Diffusion weighted magnetic resonance imaging for temperature measurements in catalyst supports with an axial gas flow

Abstract

In situ thermometry of catalytic gas phase reactions allows the determination of temperature profiles in catalyst beds. In NMR imaging systems used for measuring the chemical composition of species in model reactors, temperature measurements by NMR spectroscopy are technically challenging and confined to a rather low temperature range. In this study, an optimized NMR in situ technique is proposed, which will allow the determination of the temperature distribution in highly exothermic reactions on structured catalysts. Diffusion weighted magnetic resonance imaging (DW-MRI) was successfully applied as an alternative method for temperature measurements commonly performed by chemical shift measurements using ethylene glycol.
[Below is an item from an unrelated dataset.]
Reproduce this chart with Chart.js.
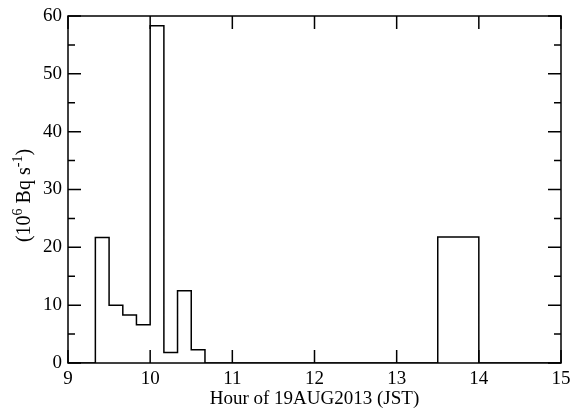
<!DOCTYPE html>
<html>
<head>
<meta charset="utf-8">
<script src="https://cdn.jsdelivr.net/npm/chart.js@4/dist/chart.umd.min.js"></script>
<style>
html,body{margin:0;padding:0;background:#fff;}
#wrap{width:570px;height:410px;position:relative;}
</style>
</head>
<body>
<div id="wrap"><canvas id="c" width="570" height="410"></canvas></div>
<script>
// Start hour of each 10-minute bin and its release rate (10^6 Bq/s)
const binStartHours = [9.0, 9.333, 9.5, 9.667, 9.833, 10.0, 10.167, 10.333, 10.5, 10.667, 13.5, 14.0, 15.0];
const releaseRates  = [0,   21.7,  10.0, 8.3,  6.6,   58.3, 1.8,    12.5,   2.3,  0,      21.8, 0,    0];
const xTickValues = [9, 10, 11, 12, 13, 14, 15];
const yTickValues = [0, 10, 20, 30, 40, 50, 60];
const xTitle = 'Hour of 19AUG2013 (JST)';
// y title pieces: [text, isSuperscript]
const yTitleParts = [['(10', false], ['6', true], [' Bq s', false], ['-1', true], [')', false]];

const points = binStartHours.map((h, i) => ({x: h, y: releaseRates[i]}));
const FONT = 'Liberation Serif';

const framePlugin = {
  id: 'frame',
  afterDatasetsDraw(chart) {
    const {ctx, chartArea: a, scales: {x, y}} = chart;
    ctx.save();
    ctx.strokeStyle = '#000';
    ctx.lineWidth = 1.5;
    ctx.beginPath();
    const major = 13, minor = 7;
    x.ticks.forEach(t => {
      const px = x.getPixelForValue(t.value);
      ctx.moveTo(px, a.bottom); ctx.lineTo(px, a.bottom - major);
      ctx.moveTo(px, a.top); ctx.lineTo(px, a.top + major);
    });
    y.ticks.forEach((t, i) => {
      const py = y.getPixelForValue(t.value);
      ctx.moveTo(a.left, py); ctx.lineTo(a.left + major, py);
      ctx.moveTo(a.right, py); ctx.lineTo(a.right - major, py);
      if (i < y.ticks.length - 1) {
        const pm = y.getPixelForValue((t.value + y.ticks[i + 1].value) / 2);
        ctx.moveTo(a.left, pm); ctx.lineTo(a.left + minor, pm);
        ctx.moveTo(a.right, pm); ctx.lineTo(a.right - minor, pm);
      }
    });
    ctx.stroke();
    ctx.strokeRect(a.left, a.top, a.right - a.left, a.bottom - a.top);

    // rotated y-axis title with superscripts
    const mainFont = '20px "' + FONT + '"';
    const supFont = '14px "' + FONT + '"';
    let total = 0;
    yTitleParts.forEach(([t, sup]) => { ctx.font = sup ? supFont : mainFont; total += ctx.measureText(t).width; });
    const cy = (a.top + a.bottom) / 2 + 6;
    ctx.translate(30, cy);
    ctx.rotate(-Math.PI / 2);
    ctx.fillStyle = '#000';
    ctx.textBaseline = 'alphabetic';
    ctx.textAlign = 'left';
    let cx = -total / 2;
    yTitleParts.forEach(([t, sup]) => {
      ctx.font = sup ? supFont : mainFont;
      ctx.fillText(t, cx, sup ? -8 : 0);
      cx += ctx.measureText(t).width;
    });
    ctx.restore();
  }
};

new Chart(document.getElementById('c'), {
  type: 'line',
  data: {
    datasets: [{
      data: points,
      stepped: 'before',
      borderColor: '#000',
      borderWidth: 1.5,
      pointRadius: 0,
      fill: false
    }]
  },
  options: {
    responsive: false,
    animation: false,
    events: [],
    layout: {padding: {top: 16, right: 9, left: 0, bottom: 0}},
    plugins: {legend: {display: false}, tooltip: {enabled: false}},
    scales: {
      x: {
        type: 'linear', min: 9, max: 15,
        afterBuildTicks(s) { s.ticks = xTickValues.map(v => ({value: v})); },
        afterFit(s) { s.height = 47; s.paddingLeft = 0; s.paddingRight = 0; },
        grid: {display: false, drawTicks: false},
        border: {display: false},
        ticks: {color: '#000', padding: 5, font: {family: FONT, size: 19}},
        title: {display: true, text: xTitle, color: '#000', padding: {top: 0, bottom: 0},
                font: {family: FONT, size: 19}}
      },
      y: {
        type: 'linear', min: 0, max: 60,
        afterBuildTicks(s) { s.ticks = yTickValues.map(v => ({value: v})); },
        afterFit(s) { s.width = 68; s.paddingTop = 0; s.paddingBottom = 0; },
        grid: {display: false, drawTicks: false},
        border: {display: false},
        ticks: {color: '#000', padding: 6, font: {family: FONT, size: 19}},
        title: {display: false}
      }
    }
  },
  plugins: [framePlugin]
});
</script>
</body>
</html>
DW-MRI applied with different diffusion sensitizing gradients allows high-resolution imaging of the temperature dependent diffusion coefficient, without the need for high spatial homogeneity of the magnetic field. Using 3D DW-MRI on ethylene glycol, glycerol, and the temperature stable ionic liquid Pyr13 [TFSI] (decomposition temperature of 400 °C) as NMR thermometers, measurements were performed in a temperature range from 20 to 160 °C. The proposed method can be used in reaction engineering approaches performed in NMR systems.